_Task requirements_: Return the material word for word. Do not include pictures.
--- start Information shown ---
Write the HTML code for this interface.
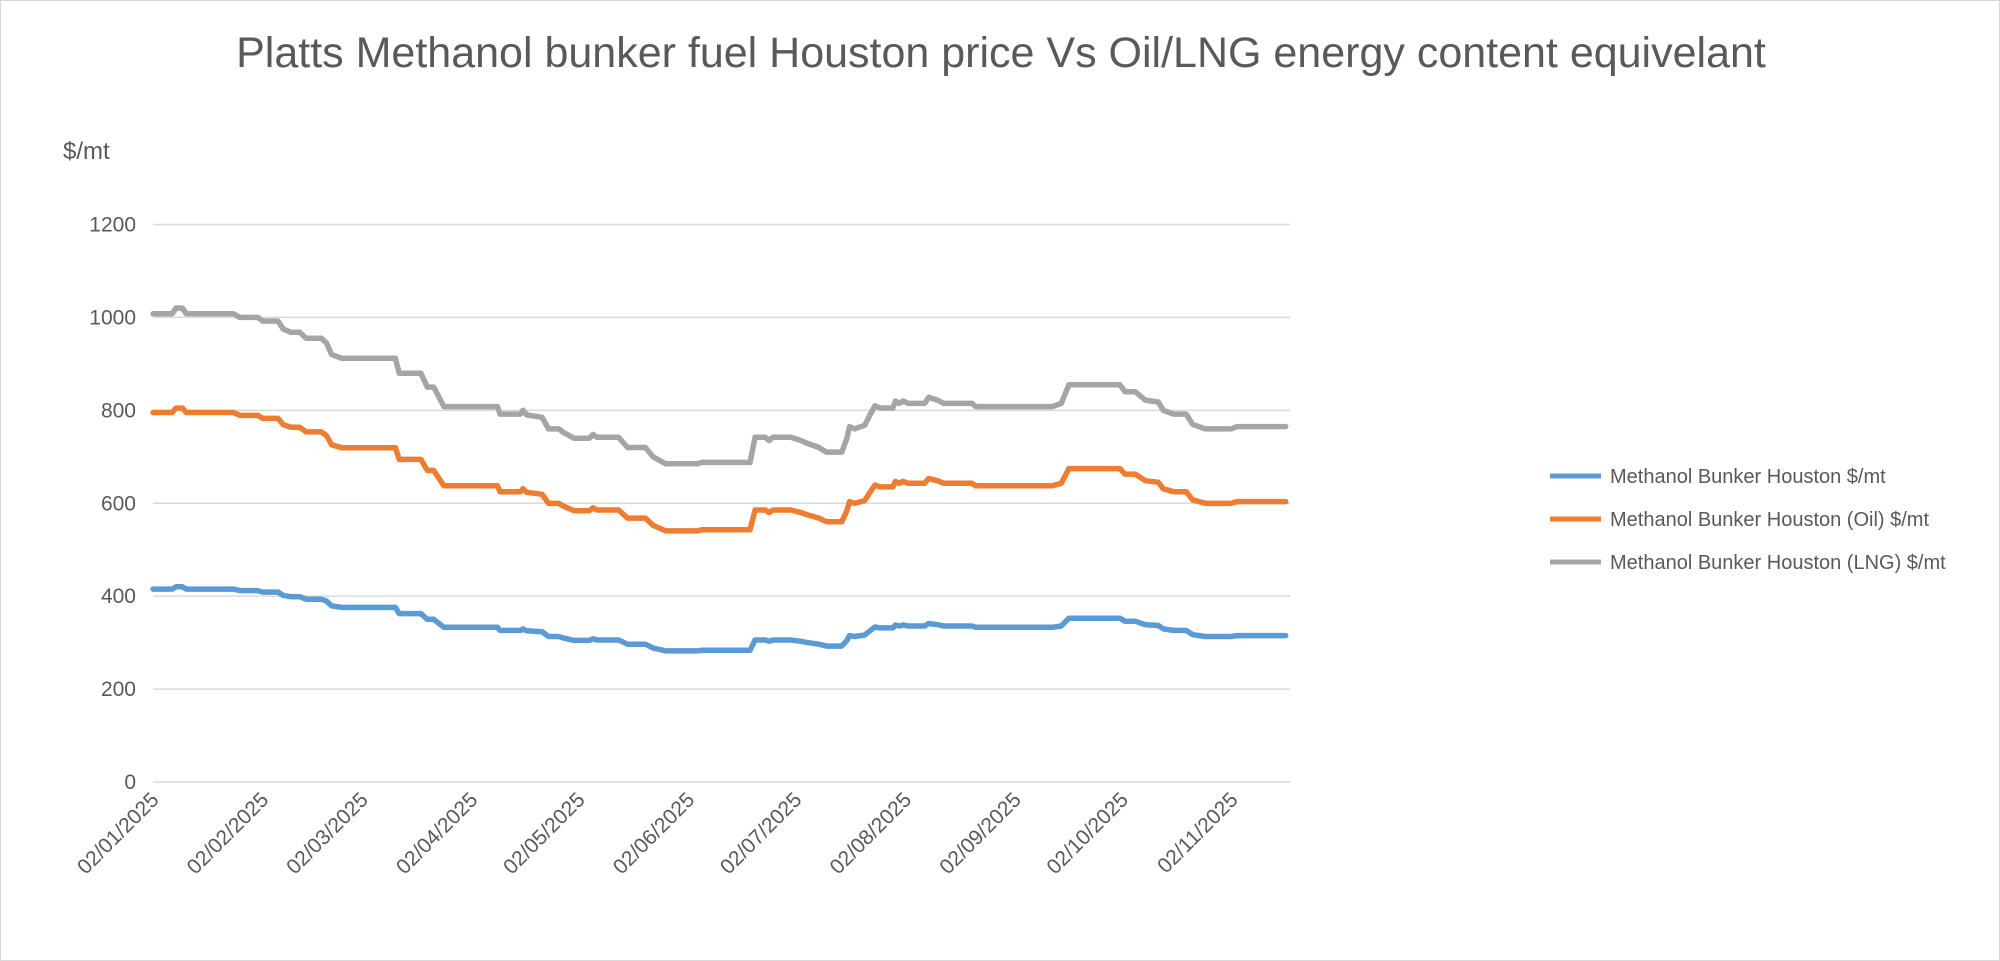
<!DOCTYPE html>
<html><head><meta charset="utf-8"><style>
html,body{margin:0;padding:0;background:#fff;}
svg{display:block;font-family:"Liberation Sans",Calibri,sans-serif;}
</style></head><body>
<svg id="c" width="2000" height="961" viewBox="0 0 2000 961" xmlns="http://www.w3.org/2000/svg">
<rect x="0.5" y="0.5" width="1999" height="960" fill="#fff" stroke="#d9d9d9"/>
<text x="1001" y="67" text-anchor="middle" font-size="43" fill="#595959">Platts Methanol bunker fuel Houston price Vs Oil/LNG energy content equivelant</text>
<text x="63" y="159" font-size="24" fill="#595959">$/mt</text>
<g id="grid"></g>
<g id="series"></g>
<g id="legend" font-size="20" fill="#595959">
<line x1="1550" y1="476" x2="1601" y2="476" stroke="#5b9bd5" stroke-width="5"/>
<text x="1610" y="483">Methanol Bunker Houston $/mt</text>
<line x1="1550" y1="519" x2="1601" y2="519" stroke="#ed7d31" stroke-width="5"/>
<text x="1610" y="526">Methanol Bunker Houston (Oil) $/mt</text>
<line x1="1550" y1="562" x2="1601" y2="562" stroke="#a5a5a5" stroke-width="5"/>
<text x="1610" y="569">Methanol Bunker Houston (LNG) $/mt</text>
</g>
</svg>
<script>
var NS="http://www.w3.org/2000/svg";
var S=1.2755;
function Y(v){return 782-v*(557.5/1200);}
var g=document.getElementById('grid');
for(var v=0;v<=1200;v+=200){
 var l=document.createElementNS(NS,'line');
 l.setAttribute('x1',153);l.setAttribute('x2',1290);l.setAttribute('y1',Y(v));l.setAttribute('y2',Y(v));
 l.setAttribute('stroke','#d9d9d9');l.setAttribute('stroke-width','1.5');g.appendChild(l);
 var t=document.createElementNS(NS,'text');
 t.setAttribute('x',136);t.setAttribute('y',Y(v)+7);t.setAttribute('text-anchor','end');
 t.setAttribute('font-size','21');t.setAttribute('fill','#595959');t.textContent=v;g.appendChild(t);
}
var ticks=[120,206,284,370,454,540,624,710,796,880,966];
var months=['01','02','03','04','05','06','07','08','09','10','11'];
for(var i=0;i<ticks.length;i++){
 var x=ticks[i]*S;
 var t=document.createElementNS(NS,'text');
 t.setAttribute('transform','translate('+(x+7)+',801) rotate(-45)');
 t.setAttribute('text-anchor','end');t.setAttribute('font-size','21');t.setAttribute('fill','#595959');
 t.textContent='02/'+months[i]+'/2025';g.appendChild(t);
}
var lng=[[120,1008],[135,1008],[138,1020],[143,1020],[146,1008],[183,1008],[188,1000],[202,1000],[206,992],[218,992],[222,975],[228,968],[235,968],[240,955],[252,955],[256,945],[260,920],[268,912],[310,912],[313,880],[330,880],[335,850],[340,850],[348,808],[390,808],[392,792],[408,792],[410,800],[413,790],[425,785],[430,760],[438,760],[442,752],[450,740],[462,740],[465,748],[468,742],[485,742],[492,720],[506,720],[512,700],[522,685],[547,685],[550,688],[588,688],[592,742],[600,742],[603,735],[606,742],[620,742],[628,735],[632,730],[642,720],[648,710],[660,710],[664,740],[666,765],[670,760],[678,768],[682,790],[686,810],[690,805],[700,805],[702,820],[705,815],[708,820],[712,815],[725,815],[728,828],[735,822],[740,815],[762,815],[765,808],[825,808],[832,815],[838,855],[878,855],[882,840],[890,840],[898,822],[908,818],[912,800],[920,792],[930,792],[935,770],[945,760],[965,760],[970,765],[1008,765]];
function add(f,col){
 var d='';
 for(var i=0;i<lng.length;i++){d+=(i?'L':'M')+(lng[i][0]*S).toFixed(1)+' '+Y(lng[i][1]*f).toFixed(1);}
 var p=document.createElementNS(NS,'path');
 p.setAttribute('d',d);p.setAttribute('fill','none');p.setAttribute('stroke',col);
 p.setAttribute('stroke-width','5.5');p.setAttribute('stroke-linejoin','round');p.setAttribute('stroke-linecap','round');
 document.getElementById('series').appendChild(p);
}
add(0.412,'#5b9bd5');
add(0.789,'#ed7d31');
add(1,'#a5a5a5');
</script>
</body></html>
--- end Information shown ---
_Exercise output_:
Write the HTML code for this interface.
<!DOCTYPE html>
<html><head><meta charset="utf-8"><style>
html,body{margin:0;padding:0;background:#fff;}
svg{display:block;font-family:"Liberation Sans",Calibri,sans-serif;}
</style></head><body>
<svg id="c" width="2000" height="961" viewBox="0 0 2000 961" xmlns="http://www.w3.org/2000/svg">
<rect x="0.5" y="0.5" width="1999" height="960" fill="#fff" stroke="#d9d9d9"/>
<text x="1001" y="67" text-anchor="middle" font-size="43" fill="#595959">Platts Methanol bunker fuel Houston price Vs Oil/LNG energy content equivelant</text>
<text x="63" y="159" font-size="24" fill="#595959">$/mt</text>
<g id="grid"></g>
<g id="series"></g>
<g id="legend" font-size="20" fill="#595959">
<line x1="1550" y1="476" x2="1601" y2="476" stroke="#5b9bd5" stroke-width="5"/>
<text x="1610" y="483">Methanol Bunker Houston $/mt</text>
<line x1="1550" y1="519" x2="1601" y2="519" stroke="#ed7d31" stroke-width="5"/>
<text x="1610" y="526">Methanol Bunker Houston (Oil) $/mt</text>
<line x1="1550" y1="562" x2="1601" y2="562" stroke="#a5a5a5" stroke-width="5"/>
<text x="1610" y="569">Methanol Bunker Houston (LNG) $/mt</text>
</g>
</svg>
<script>
var NS="http://www.w3.org/2000/svg";
var S=1.2755;
function Y(v){return 782-v*(557.5/1200);}
var g=document.getElementById('grid');
for(var v=0;v<=1200;v+=200){
 var l=document.createElementNS(NS,'line');
 l.setAttribute('x1',153);l.setAttribute('x2',1290);l.setAttribute('y1',Y(v));l.setAttribute('y2',Y(v));
 l.setAttribute('stroke','#d9d9d9');l.setAttribute('stroke-width','1.5');g.appendChild(l);
 var t=document.createElementNS(NS,'text');
 t.setAttribute('x',136);t.setAttribute('y',Y(v)+7);t.setAttribute('text-anchor','end');
 t.setAttribute('font-size','21');t.setAttribute('fill','#595959');t.textContent=v;g.appendChild(t);
}
var ticks=[120,206,284,370,454,540,624,710,796,880,966];
var months=['01','02','03','04','05','06','07','08','09','10','11'];
for(var i=0;i<ticks.length;i++){
 var x=ticks[i]*S;
 var t=document.createElementNS(NS,'text');
 t.setAttribute('transform','translate('+(x+7)+',801) rotate(-45)');
 t.setAttribute('text-anchor','end');t.setAttribute('font-size','21');t.setAttribute('fill','#595959');
 t.textContent='02/'+months[i]+'/2025';g.appendChild(t);
}
var lng=[[120,1008],[135,1008],[138,1020],[143,1020],[146,1008],[183,1008],[188,1000],[202,1000],[206,992],[218,992],[222,975],[228,968],[235,968],[240,955],[252,955],[256,945],[260,920],[268,912],[310,912],[313,880],[330,880],[335,850],[340,850],[348,808],[390,808],[392,792],[408,792],[410,800],[413,790],[425,785],[430,760],[438,760],[442,752],[450,740],[462,740],[465,748],[468,742],[485,742],[492,720],[506,720],[512,700],[522,685],[547,685],[550,688],[588,688],[592,742],[600,742],[603,735],[606,742],[620,742],[628,735],[632,730],[642,720],[648,710],[660,710],[664,740],[666,765],[670,760],[678,768],[682,790],[686,810],[690,805],[700,805],[702,820],[705,815],[708,820],[712,815],[725,815],[728,828],[735,822],[740,815],[762,815],[765,808],[825,808],[832,815],[838,855],[878,855],[882,840],[890,840],[898,822],[908,818],[912,800],[920,792],[930,792],[935,770],[945,760],[965,760],[970,765],[1008,765]];
function add(f,col){
 var d='';
 for(var i=0;i<lng.length;i++){d+=(i?'L':'M')+(lng[i][0]*S).toFixed(1)+' '+Y(lng[i][1]*f).toFixed(1);}
 var p=document.createElementNS(NS,'path');
 p.setAttribute('d',d);p.setAttribute('fill','none');p.setAttribute('stroke',col);
 p.setAttribute('stroke-width','5.5');p.setAttribute('stroke-linejoin','round');p.setAttribute('stroke-linecap','round');
 document.getElementById('series').appendChild(p);
}
add(0.412,'#5b9bd5');
add(0.789,'#ed7d31');
add(1,'#a5a5a5');
</script>
</body></html>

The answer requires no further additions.